Task statement:
Search the listing for "drawn" and copy every line where it appears.

Data segment:
[Start]
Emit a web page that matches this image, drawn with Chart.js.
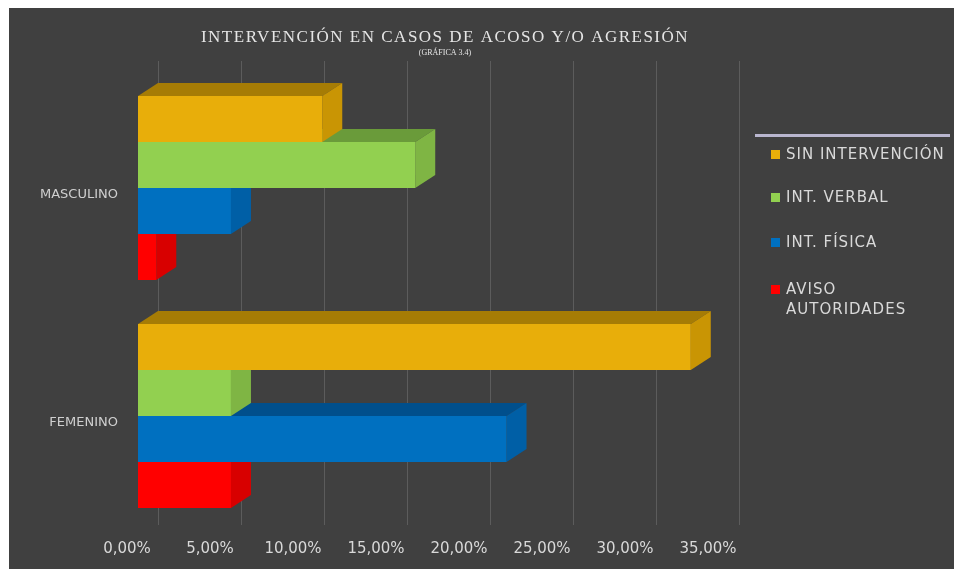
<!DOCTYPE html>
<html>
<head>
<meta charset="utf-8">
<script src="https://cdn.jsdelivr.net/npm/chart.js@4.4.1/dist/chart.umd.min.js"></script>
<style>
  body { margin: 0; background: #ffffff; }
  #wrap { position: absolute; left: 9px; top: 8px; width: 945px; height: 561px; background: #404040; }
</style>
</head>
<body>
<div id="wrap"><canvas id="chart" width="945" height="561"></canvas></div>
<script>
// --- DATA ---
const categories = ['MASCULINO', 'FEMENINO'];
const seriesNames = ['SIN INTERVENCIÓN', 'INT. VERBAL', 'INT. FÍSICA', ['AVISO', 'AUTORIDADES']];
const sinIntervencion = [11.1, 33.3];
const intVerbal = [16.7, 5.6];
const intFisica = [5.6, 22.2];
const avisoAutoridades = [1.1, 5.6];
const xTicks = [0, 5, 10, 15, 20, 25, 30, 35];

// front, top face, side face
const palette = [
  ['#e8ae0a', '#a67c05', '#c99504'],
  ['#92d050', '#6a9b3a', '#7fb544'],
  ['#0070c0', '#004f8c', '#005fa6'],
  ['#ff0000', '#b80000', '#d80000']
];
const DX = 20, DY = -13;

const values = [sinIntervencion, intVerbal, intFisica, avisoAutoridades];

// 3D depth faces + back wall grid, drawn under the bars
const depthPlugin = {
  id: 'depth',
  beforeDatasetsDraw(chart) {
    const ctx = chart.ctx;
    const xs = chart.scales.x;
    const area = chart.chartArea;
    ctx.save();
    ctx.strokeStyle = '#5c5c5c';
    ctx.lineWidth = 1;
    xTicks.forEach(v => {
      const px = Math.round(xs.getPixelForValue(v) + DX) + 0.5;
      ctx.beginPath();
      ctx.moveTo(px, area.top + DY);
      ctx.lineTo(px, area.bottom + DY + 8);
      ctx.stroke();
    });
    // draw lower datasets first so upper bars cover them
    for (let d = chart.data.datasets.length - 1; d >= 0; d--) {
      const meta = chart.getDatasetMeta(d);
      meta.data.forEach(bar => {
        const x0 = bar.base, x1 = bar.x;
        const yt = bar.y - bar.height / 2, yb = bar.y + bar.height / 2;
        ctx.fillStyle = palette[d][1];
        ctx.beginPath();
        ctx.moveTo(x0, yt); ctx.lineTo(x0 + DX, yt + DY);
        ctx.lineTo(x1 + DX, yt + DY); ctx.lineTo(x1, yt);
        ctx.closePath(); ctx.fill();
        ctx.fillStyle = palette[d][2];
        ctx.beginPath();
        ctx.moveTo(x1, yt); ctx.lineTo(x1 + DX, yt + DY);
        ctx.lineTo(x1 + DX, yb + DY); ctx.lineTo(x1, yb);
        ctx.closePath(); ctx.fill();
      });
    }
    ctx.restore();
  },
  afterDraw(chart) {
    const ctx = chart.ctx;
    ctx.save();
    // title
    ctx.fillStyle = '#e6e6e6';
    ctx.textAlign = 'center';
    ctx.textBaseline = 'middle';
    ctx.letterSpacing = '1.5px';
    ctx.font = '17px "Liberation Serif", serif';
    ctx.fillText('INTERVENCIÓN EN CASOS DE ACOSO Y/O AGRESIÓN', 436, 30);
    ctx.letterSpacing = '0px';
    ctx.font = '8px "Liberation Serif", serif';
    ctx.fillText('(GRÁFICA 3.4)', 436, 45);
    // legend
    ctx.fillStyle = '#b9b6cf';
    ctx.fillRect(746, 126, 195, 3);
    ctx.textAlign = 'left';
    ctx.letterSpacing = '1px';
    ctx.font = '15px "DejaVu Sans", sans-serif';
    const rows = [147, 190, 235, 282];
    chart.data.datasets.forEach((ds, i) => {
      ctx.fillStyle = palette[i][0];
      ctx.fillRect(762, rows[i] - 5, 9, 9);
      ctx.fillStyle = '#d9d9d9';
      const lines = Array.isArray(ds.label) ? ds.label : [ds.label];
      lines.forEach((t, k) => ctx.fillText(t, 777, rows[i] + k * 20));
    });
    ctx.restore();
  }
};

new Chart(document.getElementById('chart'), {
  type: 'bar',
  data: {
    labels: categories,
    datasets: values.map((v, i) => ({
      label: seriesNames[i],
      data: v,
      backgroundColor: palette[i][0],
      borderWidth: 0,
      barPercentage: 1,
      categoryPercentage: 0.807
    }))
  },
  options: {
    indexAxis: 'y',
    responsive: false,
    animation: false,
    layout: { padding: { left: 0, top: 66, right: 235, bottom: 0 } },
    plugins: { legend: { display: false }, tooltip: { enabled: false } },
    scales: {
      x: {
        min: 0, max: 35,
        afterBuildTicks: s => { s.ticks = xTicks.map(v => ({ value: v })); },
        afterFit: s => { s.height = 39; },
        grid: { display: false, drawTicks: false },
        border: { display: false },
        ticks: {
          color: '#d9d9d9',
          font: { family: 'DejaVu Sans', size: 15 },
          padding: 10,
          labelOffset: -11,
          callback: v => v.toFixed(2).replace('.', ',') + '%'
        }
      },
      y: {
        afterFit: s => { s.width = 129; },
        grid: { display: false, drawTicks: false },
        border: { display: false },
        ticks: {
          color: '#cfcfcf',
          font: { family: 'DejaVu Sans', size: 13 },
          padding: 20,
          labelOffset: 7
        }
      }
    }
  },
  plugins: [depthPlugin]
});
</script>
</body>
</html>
[End]
Solution:
Emit a web page that matches this image, drawn with Chart.js.
// 3D depth faces + back wall grid, drawn under the bars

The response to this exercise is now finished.